- Est-ce que Bastide était fou ?
- D'une certaine façon,
j'envie sa vie fantasmatique. Certains de mes patients paieraient
cher pour posséder un intérieur si chatoyant.
- Chatoyant ?
- Rien de moins que de
vaincre la mort par l'amour ! Vous en connaissez beaucoup des
trentenaires qui se baladent avec de tels rêves en poche ? S'il
fallait enfermer tous ceux qui aiment les morts ! J'ai lu,
quelque part, une phrase qui répondrait à votre question à la
façon d'un billard à trois bandes : « Pourquoi vouloir
nous tuer alors que nous sommes déjà morts ? ».
- Vous, les psys, je ne
vous comprendrais jamais, grogne Guimard.
- Ne vous dépréciez
pas, Guimard. J'ai lu vos textes, vous êtes parfaitement capable de
comprendre mes élucubrations.
- Si vous le dites...
- Ceci dit, si vous
voulez un peu de glose psychanalytique, je peux ouvrir la cafetière.

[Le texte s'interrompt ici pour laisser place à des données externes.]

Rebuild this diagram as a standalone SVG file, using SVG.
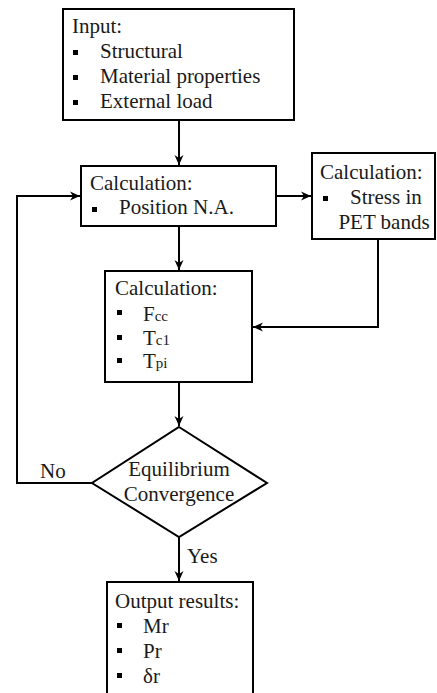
<svg xmlns="http://www.w3.org/2000/svg" width="437" height="693" viewBox="0 0 437 693">
<style>
.box{fill:#fff;stroke:#000;stroke-width:2}
.t{font-family:'Liberation Serif','Times New Roman',serif;font-size:21px;fill:#1a1a1a}
.c{text-anchor:middle}
.b{fill:#000}
.ln{fill:none;stroke:#000;stroke-width:2}
.s{font-size:15px}
</style>
<defs>
<marker id="ah" markerUnits="userSpaceOnUse" markerWidth="11" markerHeight="10" refX="10" refY="5" orient="auto">
<path d="M0,0.5 L10,5 L0,9.5 L3,5 z" fill="#000"/>
</marker>
</defs>
<rect width="437" height="693" fill="#fff"/>
<g id="connectors">
<line class="ln" x1="179" y1="120" x2="179" y2="165" marker-end="url(#ah)"/>
<line class="ln" x1="276" y1="196" x2="311" y2="196" marker-end="url(#ah)"/>
<line class="ln" x1="179" y1="226" x2="179" y2="270" marker-end="url(#ah)"/>
<polyline class="ln" points="378,239 378,327 253,327" marker-end="url(#ah)"/>
<line class="ln" x1="179" y1="382" x2="179" y2="426" marker-end="url(#ah)"/>
<polyline class="ln" points="92,483 17,483 17,196 80,196" marker-end="url(#ah)"/>
<line class="ln" x1="179" y1="537" x2="179" y2="581" marker-end="url(#ah)"/>
<text class="t" x="40" y="478">No</text>
<text class="t" x="187" y="563">Yes</text>
</g>
<g id="input">
<rect class="box" x="63" y="9" width="231" height="111"/>
<text class="t" x="72" y="33">Input:</text>
<rect class="b" x="73" y="50" width="5" height="5"/>
<rect class="b" x="73" y="75" width="5" height="5"/>
<rect class="b" x="73" y="100" width="5" height="5"/>
<text class="t" x="100" y="58">Structural</text>
<text class="t" x="100" y="83">Material properties</text>
<text class="t" x="100" y="108">External load</text>
</g>
<g id="calc-na">
<rect class="box" x="81" y="166" width="195" height="60"/>
<text class="t" x="90" y="190">Calculation:</text>
<rect class="b" x="92" y="207" width="5" height="5"/>
<text class="t" x="119" y="214">Position N.A.</text>
</g>
<g id="calc-pet">
<rect class="box" x="312" y="153" width="123" height="86"/>
<text class="t" x="320" y="179">Calculation:</text>
<rect class="b" x="323" y="196" width="5" height="5"/>
<text class="t" x="350" y="204">Stress in</text>
<text class="t c" x="384" y="229">PET bands</text>
</g>
<g id="calc-forces">
<rect class="box" x="105" y="271" width="147" height="111"/>
<text class="t" x="115" y="295">Calculation:</text>
<rect class="b" x="117" y="310" width="5" height="5"/>
<rect class="b" x="117" y="335" width="5" height="5"/>
<rect class="b" x="117" y="358" width="5" height="5"/>
<text class="t" x="143" y="321">F<tspan class="s">cc</tspan></text>
<text class="t" x="143" y="345">T<tspan class="s">c1</tspan></text>
<text class="t" x="143" y="368">T<tspan class="s">pi</tspan></text>
</g>
<g id="decision">
<polygon class="box" points="179,427 267,483 179,537 92,483"/>
<text class="t c" x="179" y="476">Equilibrium</text>
<text class="t c" x="179" y="501">Convergence</text>
</g>
<g id="output">
<rect class="box" x="107" y="582" width="146" height="115"/>
<text class="t" x="115" y="608">Output results:</text>
<rect class="b" x="117" y="623" width="5" height="5"/>
<rect class="b" x="117" y="648" width="5" height="5"/>
<rect class="b" x="117" y="673" width="5" height="5"/>
<text class="t" x="143" y="633">Mr</text>
<text class="t" x="143" y="658">Pr</text>
<text class="t" x="143" y="683">δr</text>
</g>
</svg>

Votre Bastide avait peut-être pigé qu'il fallait mieux aimer une
morte. Car enfin, qu'est-ce que autrui sinon quelqu'un qui ne cesse
de vous glisser entre les doigts. Avec une morte, on résout une part
du problème. Et quand je pense à ce que sont les couples
aujourd'hui, je me dis que certains, comme Bastide, ont grand intérêt
à ne pas se mettre à la colle avec n'importe qui. Ceci dit, il
aurait pu sombrer dans la solitude ou se trouver une copine sur
internet. Il a préféré aimer une femme qui ne voulait pas
disparaître. Qui pourrait l'en blâmer ?
- Quand même, une
morte...
- Vous aurez compris que
j'ai toujours eu un peu de mal avec le concept de normalité. Mais
enfin, on voit bien que la solution de Bastide ne pouvait durer bien
longtemps, justement parce qu'elle était collée à l'éternité...
Un silence se fait,
troublé par le claquement du briquet de Soleimani.
- Bastide a fini par
déserter ce monde, dit-il en exhalant un long nuage de fumée
au-dessus des tombes. Et d'une façon qui n'était pas plus infamante
qu'une autre. Et je ne parle pas seulement de son suicide.